从 1999 年夏天到 2000 年冬天,在很多安静的下午与夜晚,我缩在沙发上、坐在公园的长凳上,想象着是什么人写出了这样的文字。我从他偶尔给大众报刊撰写的随意性的小文章,知道了他生活的一些片断 :他的父母都是医生,他如何躺医院的太平间里凉爽的水泥板上度过炎热,在夜深人静之时,躺在小床上,透过树梢看到月光的抖动,夜空的深远和广阔与无边无际的寒冷,给了他持久的恐惧感;第一次战战兢兢前来北京改稿的经历;他有一个叫漏漏的儿子;他是多么高兴能够搬到北京来住,他在这里不需要主动和任何人说话,是个真正的陌生人。

也就是在这几年中,对于余华的更广泛的承认终于到来。南海出版公司最初发现了这位作家的市场价值。那是一种窄窄的、不带勒口的开本,康笑宇的封面设计,尽管内页的纸张不无粗糙,我买的几本都有蛀虫的痕迹,但在当时仍不失为包装精美。它们在书店里都成为了长销书, 他的主要作品开始以不同的版本进入国际市场,国际性的奖项也接踵而来,他开始周游世界,去欧洲签名售书,去美国的大学做讲演,为意大利的中学生分析“活着与生存” 的差异,去韩国作访问,参加不同国家的文学节……在世俗意义上,他的确已经是个大作家,甚至可以说没有一位中国小说家比他更声名显赫。

也是在这几年中,中国社会的运转速度进入了一个新的阶段,它变得空前地喧哗与躁动,所有人都把他们所有的欲望释放与表达出来,它混乱、粗俗而生气勃勃。而对于作家而言,写作也突然变得蓬勃且泛滥,他们曾经宣称诗人已死,小说已死,作家在 1980 年代的风光无限,已彻底地让位于商人、娱乐明星,但由于媒体的爆炸、互联网的兴起,突然之间,每个人都在宣称自己在写作小说、剧本、 诗歌、随笔,但与此同时写作不再被称之为写作,而是写字。

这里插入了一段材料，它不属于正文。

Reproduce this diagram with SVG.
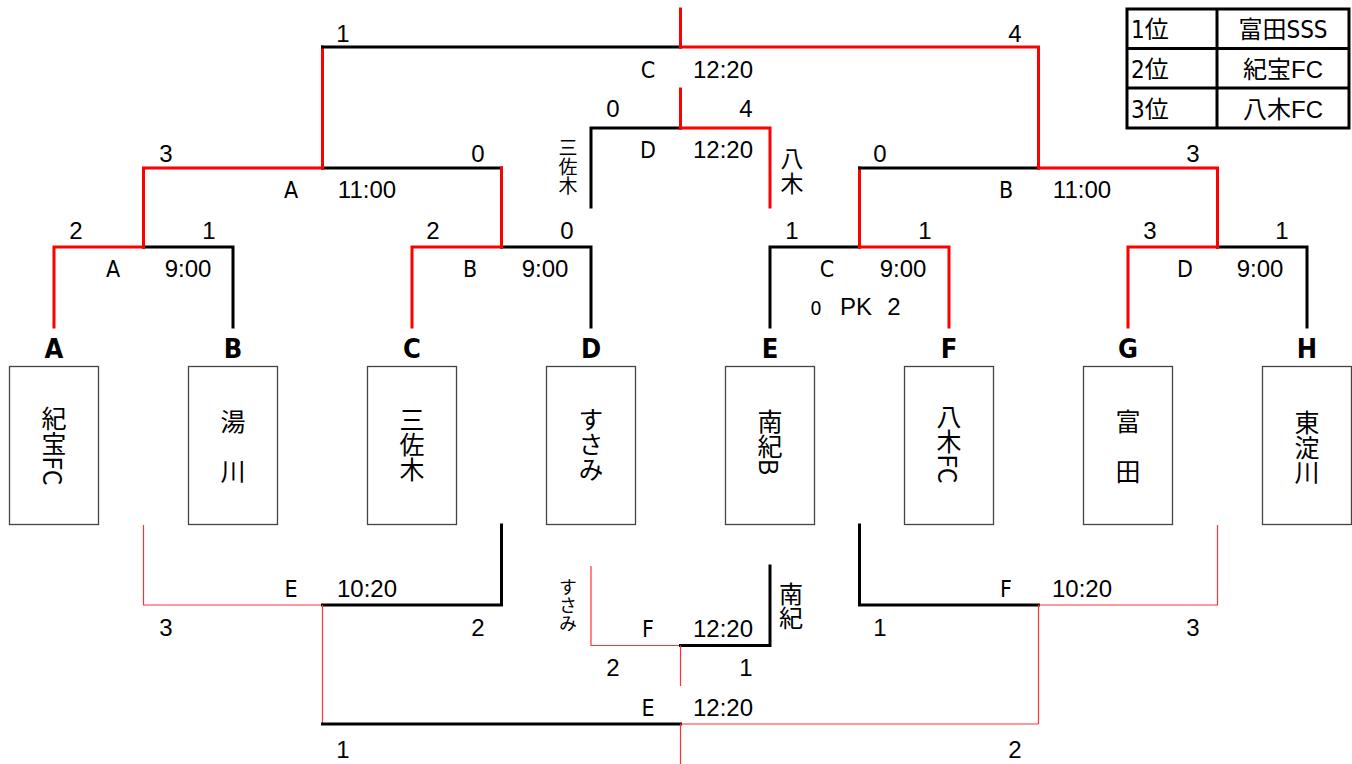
<svg xmlns="http://www.w3.org/2000/svg" width="1352" height="764" viewBox="0 0 1352 764">
<style>
.bk{stroke:#000;stroke-width:3;fill:none;stroke-linecap:square}
.rd{stroke:#f00;stroke-width:3;fill:none;stroke-linecap:square}
.tr{stroke:#f33;stroke-width:1.2;fill:none}
.n{font-family:"Liberation Sans",Arial,sans-serif;font-size:24px;fill:#000;text-anchor:middle}
.l{font-family:"DejaVu Sans Condensed","DejaVu Sans",sans-serif;font-size:23px;fill:#000;text-anchor:middle}
.tl{font-family:"DejaVu Sans Condensed","DejaVu Sans",sans-serif;font-size:27px;font-weight:bold;fill:#000;text-anchor:middle}
.box{fill:#fff;stroke:#444;stroke-width:1.3}
.bt{font-family:"Noto Sans CJK JP",sans-serif;font-size:25px;fill:#000;text-anchor:middle;writing-mode:vertical-rl}
.sv{font-family:"Noto Sans CJK JP",sans-serif;fill:#000;text-anchor:middle;writing-mode:vertical-rl}
.lg{font-family:"DejaVu Sans Condensed","Noto Sans CJK JP",sans-serif;font-size:24px;fill:#000}
.lg2{font-family:"Liberation Sans","Noto Sans CJK JP",sans-serif;font-size:24px;fill:#000;text-anchor:middle}
</style>

<g id="connectors">
<!-- Round 1 -->
<path class="rd" d="M54,327 V247 H143.5"/>
<path class="bk" d="M143.5,247 H233 V327"/>
<path class="rd" d="M412,327 V247 H501.5"/>
<path class="bk" d="M501.5,247 H591 V327"/>
<path class="bk" d="M770,327 V247 H859.5"/>
<path class="rd" d="M859.5,247 H949 V327"/>
<path class="rd" d="M1128,327 V247 H1217.5"/>
<path class="bk" d="M1217.5,247 H1307 V327"/>
<!-- Round 2 -->
<path class="rd" d="M143.5,247 V168 H322.5"/>
<path class="bk" d="M322.5,168 H501.5"/>
<path class="rd" d="M501.5,168 V247"/>
<path class="rd" d="M859.5,247 V168"/>
<path class="bk" d="M859.5,168 H1038.5"/>
<path class="rd" d="M1038.5,168 H1217.5 V247"/>
<!-- Final -->
<path class="rd" d="M322.5,168 V47"/>
<path class="bk" d="M322.5,47 H680.5"/>
<path class="rd" d="M680.5,47 H1038.5 V168"/>
<path class="rd" d="M680.5,9 V47"/>
<!-- 3rd place -->
<path class="bk" d="M591,207 V128 H680.5"/>
<path class="rd" d="M680.5,128 H770 V207"/>
<path class="rd" d="M680.5,89 V128"/>
<!-- Lower bracket -->
<path class="tr" d="M143.5,525 V605 H322.5"/>
<path class="bk" d="M322.5,605 H501.5 V525"/>
<path class="tr" d="M322.5,605 V724"/>
<path class="bk" d="M859.5,525 V605 H1038.5"/>
<path class="tr" d="M1038.5,605 H1217.5 V525"/>
<path class="tr" d="M1038.5,605 V724"/>
<path class="tr" d="M591,566 V645.5 H680.5"/>
<path class="bk" d="M680.5,645.5 H770 V566"/>
<path class="tr" d="M680.5,645.5 V686"/>
<path class="bk" d="M322.5,724 H680.5"/>
<path class="tr" d="M680.5,724 H1038.5"/>
<path class="tr" d="M680.5,724 V764"/>
</g>

<g id="labels">
<text class="n" x="343" y="42">1</text>
<text class="n" x="1015" y="42">4</text>
<text class="l" x="648" y="78">C</text>
<text class="n" x="723" y="78">12:20</text>

<text class="n" x="166" y="162">3</text>
<text class="n" x="478" y="162">0</text>
<text class="l" x="291" y="198">A</text>
<text class="n" x="367" y="198">11:00</text>
<text class="n" x="880" y="162">0</text>
<text class="n" x="1193" y="162">3</text>
<text class="l" x="1006" y="198">B</text>
<text class="n" x="1082" y="198">11:00</text>

<text class="n" x="76" y="239">2</text>
<text class="n" x="209" y="239">1</text>
<text class="l" x="113" y="277">A</text>
<text class="n" x="188" y="277">9:00</text>
<text class="n" x="433" y="239">2</text>
<text class="n" x="567" y="239">0</text>
<text class="l" x="470" y="277">B</text>
<text class="n" x="545" y="277">9:00</text>
<text class="n" x="792" y="239">1</text>
<text class="n" x="925" y="239">1</text>
<text class="l" x="827" y="277">C</text>
<text class="n" x="903" y="277">9:00</text>
<text class="l" x="816" y="315" style="font-size:20px">0</text>
<text class="n" x="856" y="315">PK</text>
<text class="n" x="894" y="315">2</text>
<text class="n" x="1150" y="239">3</text>
<text class="n" x="1282" y="239">1</text>
<text class="l" x="1185" y="277">D</text>
<text class="n" x="1260" y="277">9:00</text>

<text class="n" x="613" y="117">0</text>
<text class="n" x="746" y="117">4</text>
<text class="l" x="648" y="158">D</text>
<text class="n" x="723" y="158">12:20</text>
<text class="sv" x="568" y="167" style="font-size:19px">三佐木</text>
<text class="sv" x="792" y="172" style="font-size:23px;letter-spacing:2px">八木</text>

<text class="l" x="291" y="597">E</text>
<text class="n" x="367" y="597">10:20</text>
<text class="n" x="166" y="636">3</text>
<text class="n" x="478" y="636">2</text>
<text class="l" x="1006" y="597">F</text>
<text class="n" x="1082" y="597">10:20</text>
<text class="n" x="880" y="636">1</text>
<text class="n" x="1193" y="636">3</text>

<text class="l" x="648" y="637">F</text>
<text class="n" x="723" y="637">12:20</text>
<text class="n" x="613" y="676">2</text>
<text class="n" x="746" y="676">1</text>
<text class="sv" x="568" y="605" style="font-size:18px">すさみ</text>
<text class="sv" x="791" y="606" style="font-size:24px">南紀</text>

<text class="l" x="648" y="716">E</text>
<text class="n" x="723" y="716">12:20</text>
<text class="n" x="343" y="758">1</text>
<text class="n" x="1015" y="758">2</text>
</g>

<g id="team-A"><text class="tl" x="54" y="358">A</text><rect class="box" x="9.5" y="366.5" width="89" height="158"/><text class="bt" x="54" y="446">紀宝FC</text></g>
<g id="team-B"><text class="tl" x="233" y="358">B</text><rect class="box" x="188.5" y="366.5" width="89" height="158"/><text class="bt" x="233" y="446">湯　川</text></g>
<g id="team-C"><text class="tl" x="412" y="358">C</text><rect class="box" x="367.5" y="366.5" width="89" height="158"/><text class="bt" x="412" y="444">三佐木</text></g>
<g id="team-D"><text class="tl" x="591" y="358">D</text><rect class="box" x="546.5" y="366.5" width="89" height="158"/><text class="bt" x="591" y="444">すさみ</text></g>
<g id="team-E"><text class="tl" x="770" y="358">E</text><rect class="box" x="725.5" y="366.5" width="89" height="158"/><text class="bt" x="770" y="442">南紀B</text></g>
<g id="team-F"><text class="tl" x="949" y="358">F</text><rect class="box" x="904.5" y="366.5" width="89" height="158"/><text class="bt" x="949" y="444">八木FC</text></g>
<g id="team-G"><text class="tl" x="1128" y="358">G</text><rect class="box" x="1083.5" y="366.5" width="89" height="158"/><text class="bt" x="1128" y="446">富　田</text></g>
<g id="team-H"><text class="tl" x="1307" y="358">H</text><rect class="box" x="1262.5" y="366.5" width="89" height="158"/><text class="bt" x="1307" y="447">東淀川</text></g>

<g id="legend">
<rect x="1127" y="9" width="222" height="119" fill="#fff" stroke="#000" stroke-width="3"/>
<line x1="1217" y1="9" x2="1217" y2="128" stroke="#000" stroke-width="3"/>
<line x1="1127" y1="48.5" x2="1349" y2="48.5" stroke="#000" stroke-width="3"/>
<line x1="1127" y1="88" x2="1349" y2="88" stroke="#000" stroke-width="3"/>
<text class="lg" x="1131" y="38">1位</text>
<text class="lg" x="1131" y="78">2位</text>
<text class="lg" x="1131" y="118">3位</text>
<text class="lg" x="1283" y="38" style="text-anchor:middle">富田SSS</text>
<text class="lg2" x="1283" y="78">紀宝FC</text>
<text class="lg2" x="1283" y="118">八木FC</text>
</g>
</svg>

在这种喧闹的映衬下,余华那些往昔的作品,那些饱含深情的阅读、音乐体验,散发的光彩显得不真实地动人。他引用贺拉斯的名句,用崔护的“人面桃花别样红”的诗句向日本人解释“活着”的意义,乃至于我毫不怀疑,他不属于我们的时代,而是从属所有时代的杰出作家的行列。